NEW YORK — Is the “American Dream” officially dead? According to a new survey of 2,000 Americans, more than half of those polled believe the dream is unattainable and say the decline of the U.S. manufacturing industry is to blame.
Nearly two-thirds of respondents agree the idea was a lot more achievable 30 years ago compared to today. Another two in three point toward the presumed dwindling of the manufacturing industry over the past few decades as one major culprit.
Conducted by OnePoll on behalf of TRANSFR, the study reveals demographic differences in Americans’ opinions over reaching the American dream. Generational differences also emerged, but not necessarily as one might expect.
Millennials (24-39 year-olds) are the age group most likely to believe that the American dream is an unachievable ideal. Six in 10 millennials feel this way, followed closely by members of Generation X (57%). Forty-two percent of the Generation Z (18-23 year-olds) believed that the American dream is unattainable. Conversely, less than one in three baby boomers felt this way.

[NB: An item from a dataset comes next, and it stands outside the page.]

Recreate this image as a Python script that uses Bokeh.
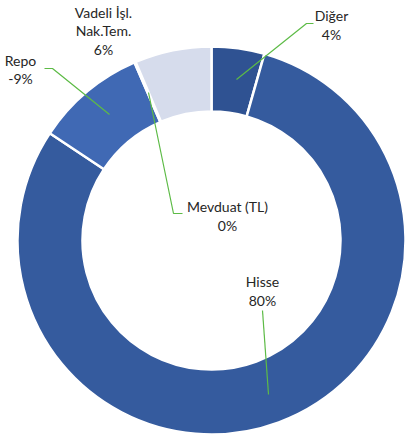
import math
from bokeh.plotting import figure
from bokeh.models import Range1d, ColumnDataSource
from bokeh.core.properties import value
from bokeh.embed import file_html
from bokeh.resources import INLINE

# ---- data ----
names = ["Diğer", "Hisse", "Repo", "Mevduat (TL)", "Vadeli İşl.\nNak.Tem."]
values = [4.4, 80.0, -9.2, 0.1, 6.4]          # share of portfolio (%)
pct_labels = ["4%", "80%", "-9%", "0%", "6%"]
colors = ["#2F5292", "#355B9E", "#4069B4", "#4A72BC", "#D6DCEC"]

# ---- layout (image pixel coordinates of the reference) ----
CX, CY = 211, 240
R_OUT, R_IN = 194, 129
W, H = 406, 439


def to_data(ix, iy):
    return ix - CX, CY - iy


p = figure(width=W, height=H, output_backend="svg", toolbar_location=None,
           x_range=Range1d(-CX, W - CX), y_range=Range1d(CY - H, CY),
           min_border=0, outline_line_color=None, background_fill_color="white")
p.axis.visible = False
p.grid.visible = False

total = sum(abs(v) for v in values)
starts, ends = [], []
cum = 0.0
for v in values:
    a0 = math.pi / 2 - cum / total * 2 * math.pi
    cum += abs(v)
    a1 = math.pi / 2 - cum / total * 2 * math.pi
    starts.append(a0)
    ends.append(a1)

src = ColumnDataSource(dict(start=starts, end=ends, color=colors))
p.annular_wedge(x=0, y=0, inner_radius=R_IN, outer_radius=R_OUT,
                start_angle="start", end_angle="end", direction="clock",
                fill_color="color", line_color="white", line_width=2.5, source=src)

# leader lines (image coords)
leaders = [
    [(236, 79), (306, 23), (313, 23)],      # Diğer
    [(262, 310), (268, 394)],               # Hisse
    [(44, 68), (52, 68), (109, 114)],       # Repo
    [(148, 92), (173, 213), (182, 213)],    # Mevduat
]
for pts in leaders:
    xs, ys = zip(*[to_data(*q) for q in pts])
    p.line(list(xs), list(ys), line_color="#5DBB46", line_width=1.2)

# label centers (image coords)
label_pos = [(331, 24.5), (262, 290.5), (20, 69), (227, 215.5), (103, 30.5)]
lx, ly, lt = [], [], []
for (ix, iy), n, pl in zip(label_pos, names, pct_labels):
    dx, dy = to_data(ix, iy)
    lx.append(dx)
    ly.append(dy)
    lt.append(n + "\n" + pl)

p.text(x=lx, y=ly, text=lt, text_align="center", text_baseline="middle",
       text_font=value("Lato"), text_font_size="14px", text_color="#262626",
       text_line_height=1.1)

open("out.html", "w").write(file_html(p, INLINE))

When it comes to opinions about the U.S. manufacturing industry, generations are once again at odds. While one in five respondents considered going into manufacturing while they were in high school, only six percent of respondents between 18 and 23 had considered this option. This is a far cry from the 23 percent of 24-39-year-olds and 22 percent of 40-55-year-olds in the poll.
Lack of opportunity behind fading American dream?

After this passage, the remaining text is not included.